→ **OBJECTIVE**: In the material below, find every line with "code" and pull it out.

--- BEGIN SUPPLIED MATERIAL ---

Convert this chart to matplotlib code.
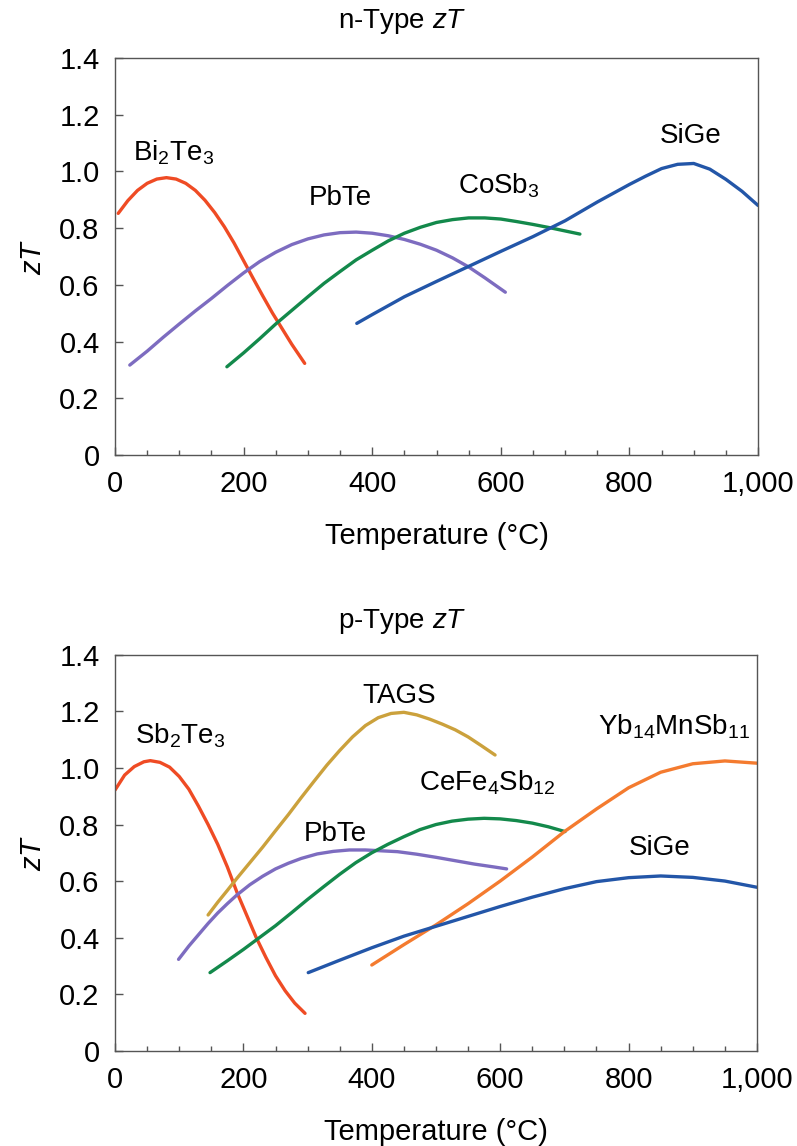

--- END SUPPLIED MATERIAL ---
--- BEGIN SUPPLIED MATERIAL ---

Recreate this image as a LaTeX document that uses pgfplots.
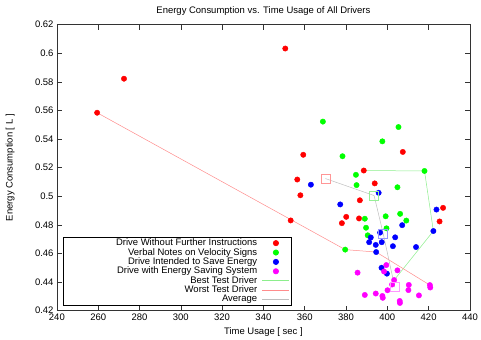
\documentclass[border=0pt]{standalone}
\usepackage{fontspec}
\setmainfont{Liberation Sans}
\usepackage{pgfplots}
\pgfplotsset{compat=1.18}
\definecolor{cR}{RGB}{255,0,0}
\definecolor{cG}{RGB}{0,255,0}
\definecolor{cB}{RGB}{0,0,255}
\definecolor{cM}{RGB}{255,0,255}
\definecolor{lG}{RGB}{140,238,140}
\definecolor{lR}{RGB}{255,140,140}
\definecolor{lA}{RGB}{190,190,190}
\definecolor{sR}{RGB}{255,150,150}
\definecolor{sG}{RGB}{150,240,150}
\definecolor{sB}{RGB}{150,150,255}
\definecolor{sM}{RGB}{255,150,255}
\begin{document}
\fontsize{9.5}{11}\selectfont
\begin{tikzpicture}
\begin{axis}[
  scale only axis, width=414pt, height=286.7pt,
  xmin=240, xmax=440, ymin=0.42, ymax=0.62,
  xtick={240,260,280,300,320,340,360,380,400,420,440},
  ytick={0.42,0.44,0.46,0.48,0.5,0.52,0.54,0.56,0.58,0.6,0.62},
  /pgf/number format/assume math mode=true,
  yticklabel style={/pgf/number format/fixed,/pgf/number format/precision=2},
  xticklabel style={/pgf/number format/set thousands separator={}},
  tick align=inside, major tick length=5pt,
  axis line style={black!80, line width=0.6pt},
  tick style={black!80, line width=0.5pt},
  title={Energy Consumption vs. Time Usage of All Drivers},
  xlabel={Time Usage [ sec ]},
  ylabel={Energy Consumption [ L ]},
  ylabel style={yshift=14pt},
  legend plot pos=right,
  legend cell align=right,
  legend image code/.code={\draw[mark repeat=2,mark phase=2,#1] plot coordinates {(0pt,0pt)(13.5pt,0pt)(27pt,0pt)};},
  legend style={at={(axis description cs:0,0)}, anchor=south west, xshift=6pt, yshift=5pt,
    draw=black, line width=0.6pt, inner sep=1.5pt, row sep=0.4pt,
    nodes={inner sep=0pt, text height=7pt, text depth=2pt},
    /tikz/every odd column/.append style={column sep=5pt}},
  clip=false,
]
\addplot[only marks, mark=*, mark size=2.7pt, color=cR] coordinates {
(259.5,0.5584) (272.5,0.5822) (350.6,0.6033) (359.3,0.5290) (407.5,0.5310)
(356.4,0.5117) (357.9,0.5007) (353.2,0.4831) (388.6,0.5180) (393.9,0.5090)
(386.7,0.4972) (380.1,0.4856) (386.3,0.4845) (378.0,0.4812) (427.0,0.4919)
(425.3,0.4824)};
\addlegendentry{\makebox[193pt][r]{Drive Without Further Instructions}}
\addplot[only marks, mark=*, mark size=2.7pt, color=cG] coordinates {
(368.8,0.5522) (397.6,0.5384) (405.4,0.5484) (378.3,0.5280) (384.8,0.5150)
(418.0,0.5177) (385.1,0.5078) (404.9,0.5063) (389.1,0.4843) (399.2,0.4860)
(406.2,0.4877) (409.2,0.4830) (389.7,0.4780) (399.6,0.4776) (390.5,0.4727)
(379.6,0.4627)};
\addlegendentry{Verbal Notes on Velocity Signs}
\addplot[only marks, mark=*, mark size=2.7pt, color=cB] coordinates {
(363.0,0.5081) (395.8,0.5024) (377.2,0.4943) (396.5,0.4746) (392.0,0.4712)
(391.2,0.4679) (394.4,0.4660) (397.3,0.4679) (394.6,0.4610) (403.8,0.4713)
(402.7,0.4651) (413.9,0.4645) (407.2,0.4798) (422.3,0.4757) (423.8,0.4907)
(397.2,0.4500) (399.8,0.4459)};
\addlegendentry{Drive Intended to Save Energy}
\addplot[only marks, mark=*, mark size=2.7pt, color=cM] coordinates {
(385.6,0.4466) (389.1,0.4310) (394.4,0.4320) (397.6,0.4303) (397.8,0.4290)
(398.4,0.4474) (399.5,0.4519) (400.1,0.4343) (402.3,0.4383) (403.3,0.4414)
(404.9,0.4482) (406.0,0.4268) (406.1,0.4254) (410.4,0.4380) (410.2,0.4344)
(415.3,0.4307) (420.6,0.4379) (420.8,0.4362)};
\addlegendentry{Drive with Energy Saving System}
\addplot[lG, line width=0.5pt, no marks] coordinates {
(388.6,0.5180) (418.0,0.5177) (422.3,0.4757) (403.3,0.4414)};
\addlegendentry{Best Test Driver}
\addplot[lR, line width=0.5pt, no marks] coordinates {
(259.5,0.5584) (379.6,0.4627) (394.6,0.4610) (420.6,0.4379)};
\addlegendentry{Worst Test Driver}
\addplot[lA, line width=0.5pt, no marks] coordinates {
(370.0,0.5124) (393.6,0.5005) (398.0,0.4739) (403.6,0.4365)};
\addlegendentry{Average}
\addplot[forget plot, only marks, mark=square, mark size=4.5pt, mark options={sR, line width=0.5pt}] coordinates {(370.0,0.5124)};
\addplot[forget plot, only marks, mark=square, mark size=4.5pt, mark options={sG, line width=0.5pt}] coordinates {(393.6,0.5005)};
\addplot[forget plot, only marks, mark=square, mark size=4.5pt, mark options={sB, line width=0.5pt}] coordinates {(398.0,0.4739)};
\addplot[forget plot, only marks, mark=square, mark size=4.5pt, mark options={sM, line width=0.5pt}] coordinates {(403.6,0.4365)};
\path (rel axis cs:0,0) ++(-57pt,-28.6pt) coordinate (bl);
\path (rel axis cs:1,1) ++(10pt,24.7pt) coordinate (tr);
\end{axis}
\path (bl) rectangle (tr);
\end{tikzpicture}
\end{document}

--- END SUPPLIED MATERIAL ---

→ **CORRECT RESULT**:
Convert this chart to matplotlib code.
  legend image code/.code={\draw[mark repeat=2,mark phase=2,#1] plot coordinates {(0pt,0pt)(13.5pt,0pt)(27pt,0pt)};},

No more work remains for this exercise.